After enough years however, I’ve gotten some distance from the trauma that is everyday American life as a minority on the continent. The tune has changed and mellowed. I drive slower because I don’t want to hit an old person who cannot see as well I do. On Sunday mornings we eat fried rice with spam because it’s delicious.

In his autobiography, Dreams From My Father, Obama writes of missing out on an African American experience, but here he got something just as interesting – a uniquely Hawaiian one. He comes home to bodysurf at Sandy’s, a formidable shore break known for busting necks and boards. He takes his daughters out for plate lunches and shave ice.

What was inspiring during that 2008 campaign was that not that he did these things, it’s that he did these things well.

The image of the presidential candidate pulling into a three foot barrel in pounding shore break, eyes fixed on the shoulder, hand outstretched for a clean ride down the face, looked nothing like any picture of a presidential candidate I had ever experienced in grade school, in undergraduate political science courses, in law school.

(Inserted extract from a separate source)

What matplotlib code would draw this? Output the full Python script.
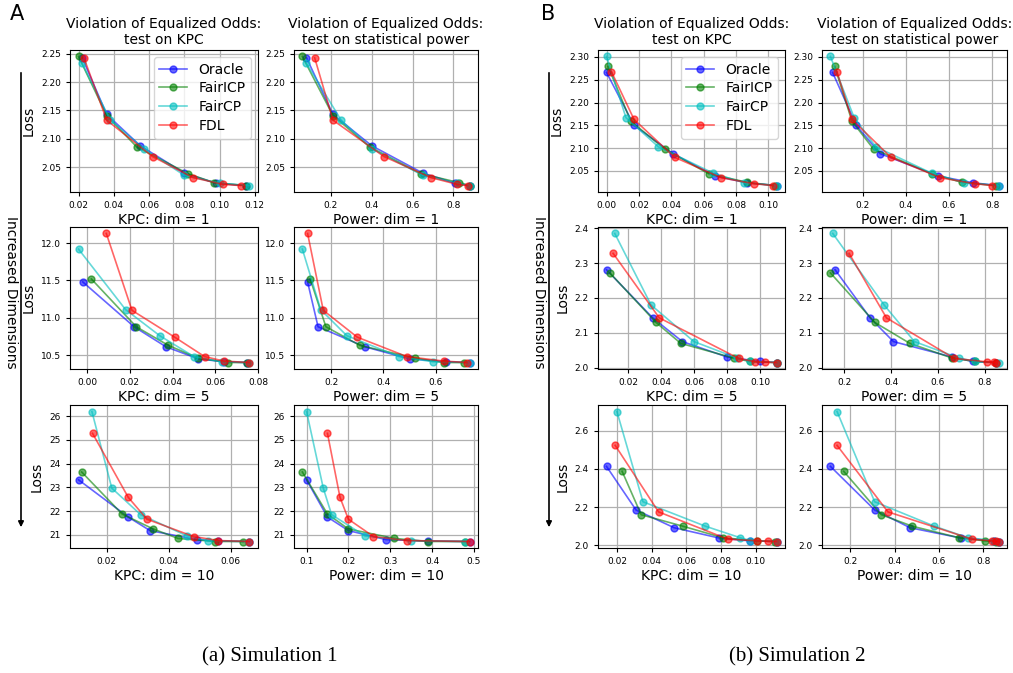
import matplotlib
matplotlib.use("Agg")
import matplotlib.pyplot as plt

METHODS = ["Oracle", "FairICP", "FairCP", "FDL"]
COLORS = {"Oracle": "b", "FairICP": "g", "FairCP": "c", "FDL": "r"}

# ---------------- Simulation 1 ----------------
S1_D1_LOSS = {"Oracle": [2.243, 2.143, 2.088, 2.040, 2.022, 2.018],
              "FairICP": [2.245, 2.141, 2.086, 2.039, 2.023, 2.018],
              "FairCP": [2.233, 2.133, 2.083, 2.036, 2.022, 2.018],
              "FDL": [2.243, 2.133, 2.069, 2.032, 2.020, 2.018]}
S1_D1_KPC = {"Oracle": [0.022, 0.036, 0.055, 0.080, 0.098, 0.115],
             "FairICP": [0.020, 0.036, 0.053, 0.082, 0.097, 0.115],
             "FairCP": [0.022, 0.038, 0.057, 0.080, 0.100, 0.117],
             "FDL": [0.023, 0.036, 0.062, 0.085, 0.102, 0.112]}
S1_D1_POW = {"Oracle": [0.08, 0.21, 0.40, 0.65, 0.81, 0.88],
             "FairICP": [0.06, 0.21, 0.39, 0.64, 0.83, 0.88],
             "FairCP": [0.08, 0.25, 0.40, 0.65, 0.82, 0.88],
             "FDL": [0.12, 0.21, 0.46, 0.69, 0.82, 0.87]}

S1_D5_LOSS = {"Oracle": [11.48, 10.88, 10.61, 10.45, 10.41, 10.40],
              "FairICP": [11.52, 10.88, 10.63, 10.46, 10.40, 10.40],
              "FairCP": [11.92, 11.11, 10.76, 10.48, 10.41, 10.40],
              "FDL": [12.13, 11.10, 10.74, 10.48, 10.42, 10.40]}
S1_D5_KPC = {"Oracle": [-0.002, 0.022, 0.037, 0.052, 0.064, 0.075],
             "FairICP": [0.002, 0.023, 0.038, 0.052, 0.066, 0.075],
             "FairCP": [-0.004, 0.018, 0.034, 0.050, 0.063, 0.076],
             "FDL": [0.009, 0.021, 0.041, 0.055, 0.064, 0.076]}
S1_D5_POW = {"Oracle": [0.11, 0.15, 0.33, 0.50, 0.64, 0.73],
             "FairICP": [0.12, 0.18, 0.31, 0.52, 0.63, 0.71],
             "FairCP": [0.09, 0.16, 0.26, 0.46, 0.59, 0.73],
             "FDL": [0.11, 0.17, 0.30, 0.49, 0.63, 0.72]}

S1_D10_LOSS = {"Oracle": [23.32, 21.75, 21.18, 20.80, 20.74, 20.72],
               "FairICP": [23.65, 21.88, 21.25, 20.85, 20.72, 20.72],
               "FairCP": [26.20, 22.97, 21.85, 20.95, 20.75, 20.72],
               "FDL": [25.28, 22.58, 21.66, 20.93, 20.76, 20.72]}
S1_D10_KPC = {"Oracle": [0.011, 0.027, 0.034, 0.049, 0.056, 0.066],
              "FairICP": [0.012, 0.025, 0.035, 0.043, 0.055, 0.064],
              "FairCP": [0.0153, 0.0217, 0.031, 0.046, 0.0525, 0.066],
              "FDL": [0.0155, 0.027, 0.033, 0.048, 0.056, 0.066]}
S1_D10_POW = {"Oracle": [0.10, 0.15, 0.20, 0.29, 0.39, 0.49],
              "FairICP": [0.09, 0.15, 0.20, 0.31, 0.39, 0.48],
              "FairCP": [0.10, 0.14, 0.16, 0.24, 0.35, 0.48],
              "FDL": [0.15, 0.18, 0.20, 0.26, 0.34, 0.49]}

# ---------------- Simulation 2 ----------------
S2_D1_LOSS = {"Oracle": [2.266, 2.150, 2.088, 2.039, 2.024, 2.018],
              "FairICP": [2.279, 2.159, 2.098, 2.044, 2.025, 2.018],
              "FairCP": [2.301, 2.167, 2.103, 2.045, 2.024, 2.018],
              "FDL": [2.268, 2.163, 2.080, 2.035, 2.022, 2.018]}
S2_D1_KPC = {"Oracle": [0.000, 0.017, 0.041, 0.067, 0.087, 0.105],
             "FairICP": [0.001, 0.015, 0.036, 0.063, 0.087, 0.104],
             "FairCP": [0.000, 0.012, 0.032, 0.066, 0.085, 0.105],
             "FDL": [0.003, 0.017, 0.042, 0.071, 0.091, 0.103]}
S2_D1_POW = {"Oracle": [0.06, 0.17, 0.28, 0.55, 0.71, 0.83],
             "FairICP": [0.07, 0.15, 0.25, 0.52, 0.66, 0.82],
             "FairCP": [0.05, 0.16, 0.26, 0.52, 0.67, 0.83],
             "FDL": [0.08, 0.15, 0.33, 0.56, 0.72, 0.80]}

S2_D5_LOSS = {"Oracle": [2.281, 2.143, 2.075, 2.031, 2.018, 2.015],
              "FairICP": [2.272, 2.130, 2.070, 2.028, 2.018, 2.015],
              "FairCP": [2.385, 2.180, 2.075, 2.028, 2.018, 2.015],
              "FDL": [2.328, 2.143, 2.027, 2.017, 2.016, 2.015]}
S2_D5_KPC = {"Oracle": [0.007, 0.035, 0.053, 0.080, 0.100, 0.110],
             "FairICP": [0.009, 0.037, 0.052, 0.084, 0.094, 0.110],
             "FairCP": [0.012, 0.034, 0.060, 0.086, 0.094, 0.110],
             "FDL": [0.011, 0.039, 0.087, 0.097, 0.103, 0.110]}
S2_D5_POW = {"Oracle": [0.16, 0.31, 0.41, 0.66, 0.75, 0.85],
             "FairICP": [0.14, 0.33, 0.48, 0.66, 0.76, 0.85],
             "FairCP": [0.15, 0.37, 0.50, 0.69, 0.76, 0.86],
             "FDL": [0.22, 0.38, 0.67, 0.81, 0.84, 0.85]}

S2_D10_LOSS = {"Oracle": [2.413, 2.185, 2.092, 2.038, 2.023, 2.020],
               "FairICP": [2.387, 2.160, 2.100, 2.040, 2.023, 2.020],
               "FairCP": [2.700, 2.228, 2.100, 2.040, 2.025, 2.020],
               "FDL": [2.523, 2.175, 2.032, 2.024, 2.021, 2.020]}
S2_D10_KPC = {"Oracle": [0.014, 0.031, 0.053, 0.079, 0.097, 0.112],
              "FairICP": [0.023, 0.034, 0.058, 0.081, 0.101, 0.111],
              "FairCP": [0.020, 0.035, 0.071, 0.091, 0.097, 0.112],
              "FDL": [0.019, 0.044, 0.084, 0.101, 0.107, 0.112]}
S2_D10_POW = {"Oracle": [0.11, 0.31, 0.47, 0.70, 0.85, 0.87],
              "FairICP": [0.17, 0.34, 0.48, 0.69, 0.81, 0.86],
              "FairCP": [0.14, 0.31, 0.58, 0.73, 0.85, 0.87],
              "FDL": [0.14, 0.37, 0.75, 0.84, 0.86, 0.87]}

DIM_LABELS = ["dim = 1", "dim = 5", "dim = 10"]
TITLES = ["Violation of Equalized Odds:\ntest on KPC",
          "Violation of Equalized Odds:\ntest on statistical power"]
CAPTIONS = ["(a) Simulation 1", "(b) Simulation 2"]
PANEL_LETTERS = ["A", "B"]

S1_XTICKS_KPC = [[0.02, 0.04, 0.06, 0.08, 0.10, 0.12], [0.00, 0.02, 0.04, 0.06, 0.08], [0.02, 0.04, 0.06]]
S1_XTICKS_POW = [[0.2, 0.4, 0.6, 0.8], [0.2, 0.4, 0.6], [0.1, 0.2, 0.3, 0.4, 0.5]]
S1_YTICKS = [[2.05, 2.10, 2.15, 2.20, 2.25], [10.5, 11.0, 11.5, 12.0], [21, 22, 23, 24, 25, 26]]
S2_XTICKS_KPC = [[0.00, 0.02, 0.04, 0.06, 0.08, 0.10], [0.02, 0.04, 0.06, 0.08, 0.10], [0.02, 0.04, 0.06, 0.08, 0.10]]
S2_XTICKS_POW = [[0.2, 0.4, 0.6, 0.8], [0.2, 0.4, 0.6, 0.8], [0.2, 0.4, 0.6, 0.8]]
S2_YTICKS = [[2.05, 2.10, 2.15, 2.20, 2.25, 2.30], [2.0, 2.1, 2.2, 2.3, 2.4], [2.0, 2.2, 2.4, 2.6]]

SIMS = [
    dict(loss=[S1_D1_LOSS, S1_D5_LOSS, S1_D10_LOSS], kpc=[S1_D1_KPC, S1_D5_KPC, S1_D10_KPC],
         pow=[S1_D1_POW, S1_D5_POW, S1_D10_POW], xk=S1_XTICKS_KPC, xp=S1_XTICKS_POW, yt=S1_YTICKS,
         yfmt=["%.2f", "%.1f", "%d"]),
    dict(loss=[S2_D1_LOSS, S2_D5_LOSS, S2_D10_LOSS], kpc=[S2_D1_KPC, S2_D5_KPC, S2_D10_KPC],
         pow=[S2_D1_POW, S2_D5_POW, S2_D10_POW], xk=S2_XTICKS_KPC, xp=S2_XTICKS_POW, yt=S2_YTICKS,
         yfmt=["%.2f", "%.1f", "%.1f"]),
]

W, H = 1013, 673
fig = plt.figure(figsize=(W / 100, H / 100), dpi=100)

COL_X = [[(70, 258), (294, 478)], [(598, 785), (822, 1007)]]
ROW_Y = [(50, 192), (227, 369), (405, 548)]
ARROW_X = [21, 549]
TEXT_X = [11, 539]
CAP_X = [270, 797]
LETTER_X = [17, 548]


def rect(x0, x1, y0, y1):
    return [x0 / W, 1 - y1 / H, (x1 - x0) / W, (y1 - y0) / H]


from matplotlib.ticker import FormatStrFormatter

for s, sim in enumerate(SIMS):
    for r in range(3):
        for c in range(2):
            x0, x1 = COL_X[s][c]
            y0, y1 = ROW_Y[r]
            ax = fig.add_axes(rect(x0, x1, y0, y1))
            xs = sim["kpc"][r] if c == 0 else sim["pow"][r]
            for m in METHODS:
                ax.plot(xs[m], sim["loss"][r][m], "-o", color=COLORS[m], alpha=0.6,
                        ms=5, lw=1.2, label=m)
            ax.grid(True, color="#b0b0b0", lw=0.9)
            ax.set_axisbelow(True)
            ax.set_xticks(sim["xk"][r] if c == 0 else sim["xp"][r])
            ax.set_yticks(sim["yt"][r])
            ax.yaxis.set_major_formatter(FormatStrFormatter(sim["yfmt"][r]))
            if c == 0:
                ax.xaxis.set_major_formatter(FormatStrFormatter("%.2f"))
            else:
                ax.xaxis.set_major_formatter(FormatStrFormatter("%.1f"))
            ax.tick_params(labelsize=6.5, length=3, width=0.8)
            ax.set_xlabel(("KPC: " if c == 0 else "Power: ") + DIM_LABELS[r], fontsize=10, labelpad=2)
            if c == 0:
                ax.set_ylabel("Loss", fontsize=10)
            if r == 0:
                ax.set_title(TITLES[c], fontsize=10, pad=4)
                if c == 0:
                    ax.legend(loc="upper right", fontsize=10, handlelength=2.0,
                              borderpad=0.4, labelspacing=0.35)
    # arrow + label
    fig.add_artist(matplotlib.patches.FancyArrowPatch(
        (ARROW_X[s] / W, 1 - 70 / H), (ARROW_X[s] / W, 1 - 530 / H),
        transform=fig.transFigure, arrowstyle="-|>", mutation_scale=8, lw=1.2, color="black"))
    fig.text(TEXT_X[s] / W, 1 - 292 / H, "Increased Dimensions", rotation=270,
             ha="center", va="center", fontsize=10)
    fig.text(LETTER_X[s] / W, 1 - 14 / H, PANEL_LETTERS[s], ha="center", va="center", fontsize=15)
    fig.text(CAP_X[s] / W, 1 - 657 / H, CAPTIONS[s], ha="center", va="center",
             fontsize=15, family="Liberation Serif")

fig.savefig("out.png", dpi=100)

Unlike the posed images of Vladimir Putin shirtless riding a horse through the Russian countryside, or our former president landing on an aircraft carrier and speaking in front of an ill-advised “Mission Accomplished” banner, our American candidate was taking a break and catching waves just down the road.

It was cool. In some visceral I had never felt before, I identified, and rallied to support his personal quest to the highest post in the land. Two years out in the first term and I don’t agree with all the calls.

But I’m still a supporter, and I’ll keep my pin and banner ready for the 2012 campaign when I’ll wave signs just down the street from the President’s little Makiki apartment.